Numerai Benchmark Models: The Bar You Need to Clear
How Numerai's benchmark_blender performs on MMC, where it ranks against staked models, and what it actually takes to beat it round after round.
Across 75 rounds of recent history, Numerai's benchmark_blender posts negative MMC in 49 of them — a 35% positive rate, with a lifetime sum of -0.18 MMC. Yet its round-by-round percentile rank still swings from the 7th to the 88th. "Beat the benchmark" is not a fixed bar; it's a moving regime indicator. If you can't beat it consistently, the issue may be that you're calibrating against a target that itself drifts 60 percentile points across a year.
This article looks at how benchmark_blender actually performs, where it ranks against the staked field, and whether beating it is getting harder. For background on the tournament mechanics, see How Numerai Works. To see where models currently stand, check the live leaderboard.
What Are Benchmark Models?
Benchmark models are Numerai's own submissions, trained on public data using documented methods. They provide a performance floor for new participants, feed into the meta-model's diversity, and set a transparent standard for what "good enough" looks like.
The benchmark_blender is the most-watched variant. It blends predictions from several example models into a single submission — competent but not exceptional, and designed to be beatable by anyone doing real feature engineering, target selection, or modeling work.
Cumulative Signal

Benchmark models do not stake NMR, so payout is not the right yardstick — the meaningful question is how much MMC they accumulate over time. Cumulative MMC peaks for benchmark_blender near +0.5 around round 770, then erodes through the 800-1240 stretch and ends slightly negative. benchmark_models_te shows up only for a brief window in the high 600s and low 700s, briefly reaching +0.3 before its data run ends.
The asymmetry is the story: a baseline that built up a +0.5 MMC cushion needed roughly 470 rounds to give it all back, and ended worse than where it started. The drawdown phase took longer than the build phase. Common-signal ensembles tend to win in low-information regimes (where averaging beats searching) and lose in regimes that reward differentiated residual signal — and Numerai has spent more rounds in the second category than the first.
Where Does the Benchmark Sit?
The benchmark's percentile rank tells you how hard it is to beat. A 30th-percentile benchmark is easy — most participants already clear it. A 70th-percentile benchmark means beating it requires outperforming the majority.

Benchmark_blender's MMC percentile is anything but stable. Across roughly the last 50 rounds, it has swung from the high teens to the mid-80s. It peaked near the 85th percentile around round 1210 — a stretch where the ensemble was genuinely hard to beat — then collapsed into the 15-30 range by round 1230. See our MMC vs correlation primer if that metric is new to you.
"The benchmark" is not a fixed difficulty level. Whether your model beats it in any given week depends as much on regime as on skill.
Benchmark vs the Field
How does benchmark_blender stack up against the field median on raw MMC?

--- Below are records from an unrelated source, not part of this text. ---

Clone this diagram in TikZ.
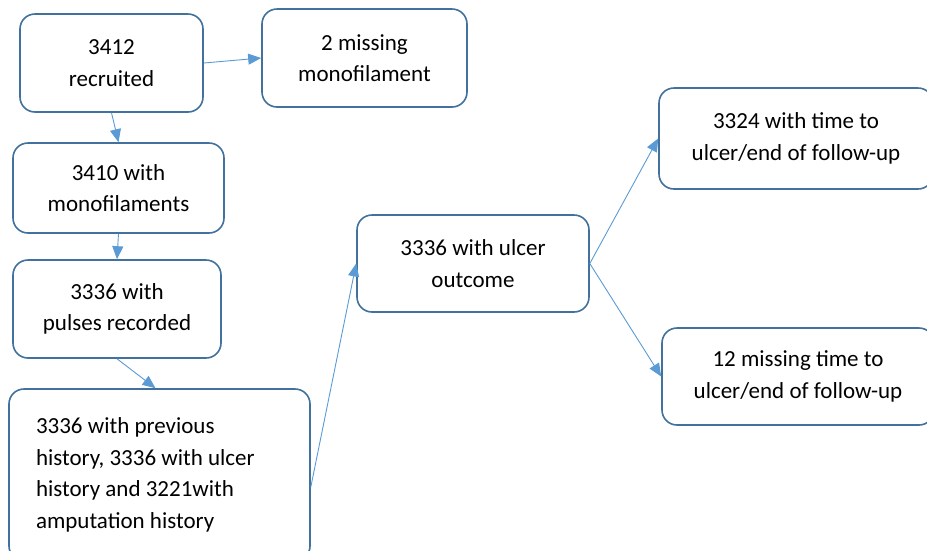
\documentclass[tikz,border=0pt]{standalone}
\usepackage{fontspec}
\setmainfont{Carlito}
\usetikzlibrary{arrows.meta}
\definecolor{boxline}{HTML}{41719C}
\definecolor{arrowc}{HTML}{5B9BD5}
\begin{document}
\begin{tikzpicture}[x=1pt,y=-1pt,
  box/.style={draw=boxline, line width=1.6pt, rounded corners=15pt, align=center,
    font=\fontsize{23}{31.5}\selectfont, inner sep=0pt},
  conn/.style={draw=arrowc, line width=0.9pt, -{Triangle[length=13pt,width=11pt]}}]
\useasboundingbox (0,0) rectangle (927,550);
\clip (0,0) rectangle (927,550);
\node[box, minimum width=183pt, minimum height=98pt] (b1) at (111.5,63) {3412\\recruited};
\node[box, minimum width=205pt, minimum height=98pt] (b2) at (364.5,58) {2 missing\\monofilament};
\node[box, minimum width=211pt, minimum height=90pt] (b3) at (118.5,188) {3410 with\\monofilaments};
\node[box, minimum width=208pt, minimum height=98pt] (b4) at (117,309) {3336 with\\pulses recorded};
\node[box, minimum width=301pt, minimum height=172pt, text width=247pt, align=flush left] (b5) at (159.5,475)
  {3336 with previous\\history, 3336 with ulcer\\history and 3221with\\amputation history};
\node[box, minimum width=232pt, minimum height=97pt] (b6) at (473,263.5) {3336 with ulcer\\outcome};
\node[box, minimum width=274pt, minimum height=101pt] (b7) at (796,138.5) {3324 with time to\\ulcer/end of follow-up};
\node[box, minimum width=272pt, minimum height=97pt] (b8) at (798,376.5) {12 missing time to\\ulcer/end of follow-up};
\draw[conn] (b1.east) -- (b2.west);
\draw[conn] (b1.south) -- (b3.north);
\draw[conn] (b3.south) -- (b4.north);
\draw[conn] (b4.south) -- ([xshift=-4pt]b5.north);
\draw[conn] ([yshift=-12pt]b5.east) -- (b6.west);
\draw[conn] (b6.east) -- (b7.west);
\draw[conn] (b6.east) -- (b8.west);
\end{tikzpicture}
\end{document}
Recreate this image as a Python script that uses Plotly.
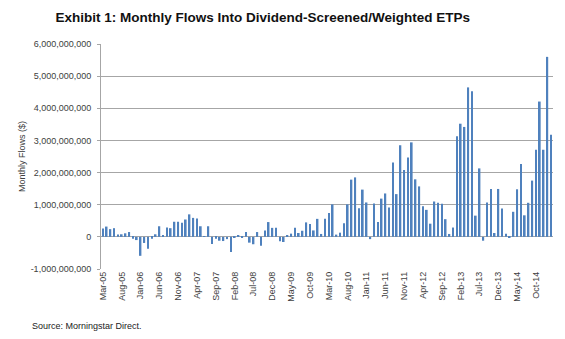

Both lines spend substantial time below zero in this window, though benchmark_blender briefly rises above the field median during the middle stretch. Field-wide MMC has been running between about -0.02 and +0.01 over this window. Benchmark and median track each other closely because both are exposed to the same data and market regime. Green bands mark rounds where the benchmark beat the median; red bands mark underperformance. Neither wins consistently, though the benchmark has skewed below the median in the most recent rounds.
The tight coupling is expected. The benchmark trains on the same features everyone has, processed with standard methods, so it captures common signal without adding proprietary insight.
Can You Beat It?
What fraction of staked models actually beat the benchmark each round?

The 10-round rolling average ranges from about 30% to 80%. The benchmark was hardest to beat around round 1210, when only ~30% of staked models cleared it. By the most recent rounds, the share has climbed back above 75% — the field is comfortably outperforming benchmark_blender again.
Rounds where the benchmark is hardest to beat are rounds where its conservative ensemble lines up unusually well with the scoring regime. When that happens, a public baseline can punch above its normal weight. When the regime rewards differentiated residual signal, custom models pull ahead.
Takeaways
The benchmark is a moving target, not a fixed median. Its percentile rank has swung from the 7th to the 88th over its 75 scored rounds — a 60+ point range. Judge your model over at least 20-30 rounds, not one.
Benchmark performance is sticky across rounds. When benchmark_blender finishes below the field median for two rounds in a row, the historical probability of a third sub-median round is 77% (24 of 31 instances). Two bad rounds usually presage a third, so do not panic-rebuild on a single hot or cold streak.
Use the benchmark for calibration, not competition. Marginally beating benchmark_blender means you've cleared a baseline that itself runs negative-MMC two-thirds of the time. The goal is unique signal that improves the meta-model, not edging out the floor.
There is still room above the benchmark. Across the most recent 15 rounds, between 28% and 79% of staked models beat benchmark_blender depending on the round — the share rotates with regime, and a median-of-field submission clears it more often than not.